📈Political economy | Gender and politics | Representation 📈
My research investigates when women's presence in politics translates into substantive change, and how institutional filters and external shocks either expand or constrain women's empowerment. I employ quantitative methods and causal inference.
Selected Work in Progress:
"The Gendered Aftershocks of Crises: Evidence from Chile's 2010 Earthquake"
Abstract: Do natural disasters systematically disadvantage women politicians, and through what channels? I argue that crises activate masculine-coded leadership stereotypes, producing a voter penalty against women candidates that propagates through the candidate pool over multiple electoral cycles. Using Chile's 2010 Maule earthquake within a triple-differences design across six municipal council elections, I show that women candidates in high-exposure municipalities experienced a significant decline in their vote shares after the disaster---a penalty that does not fade across consecutive cycles. This perpetuation reflects two distinct processes operating at different speeds, governed by parties' internal selection institutions. In parties with centralized candidate selection, voters impose a sharp penalty in the first post-disaster election that subsequently attenuates as crisis salience recedes. In parties with decentralized selection, women withdraw from candidacy and local branches reduce nominations, generating slow-burn candidate-pool erosion that compounds over electoral cycles. Additional tests rule out retrospective accountability: the penalty does not concentrate on incumbent women with governing records, does not vary with the pace of post-disaster reconstruction, and is not driven by differential resource allocation to women-led municipalities.

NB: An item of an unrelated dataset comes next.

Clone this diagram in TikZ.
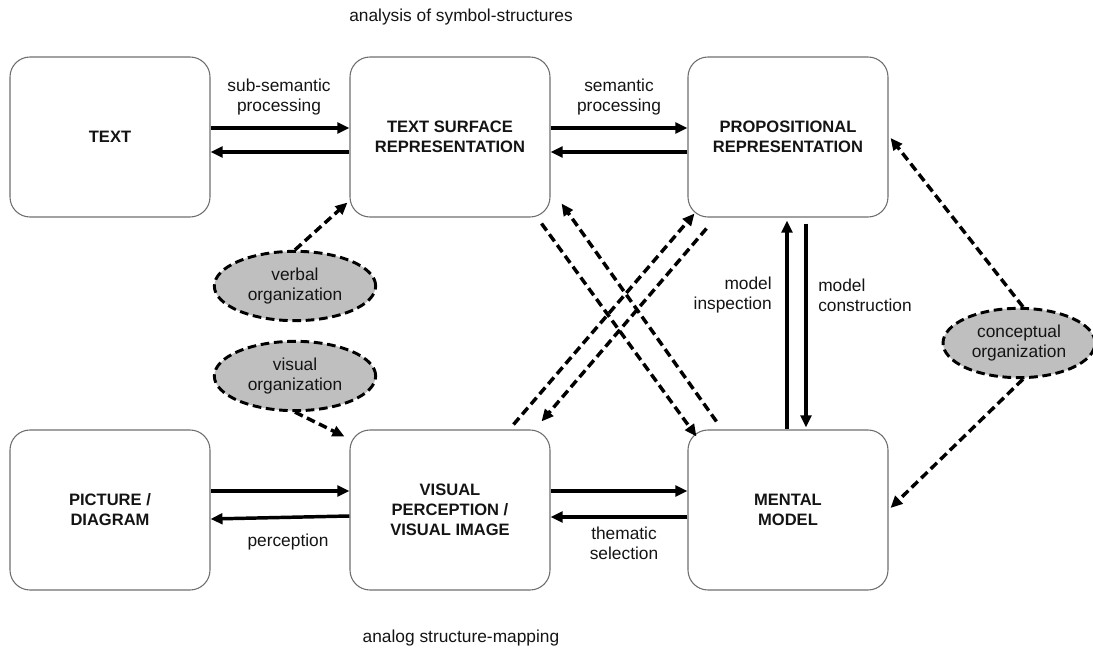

Presented at: EUI Political Behaviour Colloquium (PBC) Seminar Series (June 2026); Bocconi-UniMi/NASP Joint Seminar Series in Political Science, University of Milan (May 2026); 83rd MPSA Conference (Chicago, USA – April 23rd–26th, 2026); "New Approaches to Studying the Gender Gap" Workshop, SNF Agora Academy at Johns Hopkins University (March 2026); APE Seminar, Stockholm University (February 2026).
Scheduled Presentations:
➔ European Conference on Politics and Gender (ECPG) (Newcastle University - June 15th-17th, 2026)
➔ European Political Science Society (EPSS) (Belfast, UK - June 18th-20th, 2026)
➔ American Political Science Association (APSA) (Boston, USA - September 3rd-6th, 2026)
"Filtered Out: Political Selection and Gender Gaps in Policy Preferences" with P. Profeta, R. Puglisi, S. Scabrosetti
Abstract: Women and men differ systematically in their policy preferences, but it is unclear whether these differences persist among political elites or are attenuated through the political process. Using harmonized data from the European Social Survey and the Comparative Candidate Survey across 21 European countries between 2002 and 2021, we compare gender gaps in policy preferences among voters, candidates, and elected officials. Gender gaps are large among voters but attenuate sharply at the candidate stage and continue to compress among elected officials. They do not vary with party discipline, political experience, party tenure, or age at party entry, which aligns with the idea of selection at the point of candidacy. The policy domain of same-sex rights is an exception: gaps survive every stage, consistent with what we term a gendered analog of issue ownership. Our findings suggest that descriptive representation translates into substantive divergence only on dimensions where group-based preferences survive political selection.
Paper available upon request.
Presented at (* = by coauthors): *European Public Choice Society (EPCS) 2026 Conference (Madrid, March 2026); Italian Political Science Association (SISP) 2025 Conference (Naples, September 2025); *Italian Society of Public Economics (SIEP) 2025 Conference (Naples, September 2025); CIVICA Political Behavior and Institutions (PoBI) 2025 Workshop (Vienna, Austria).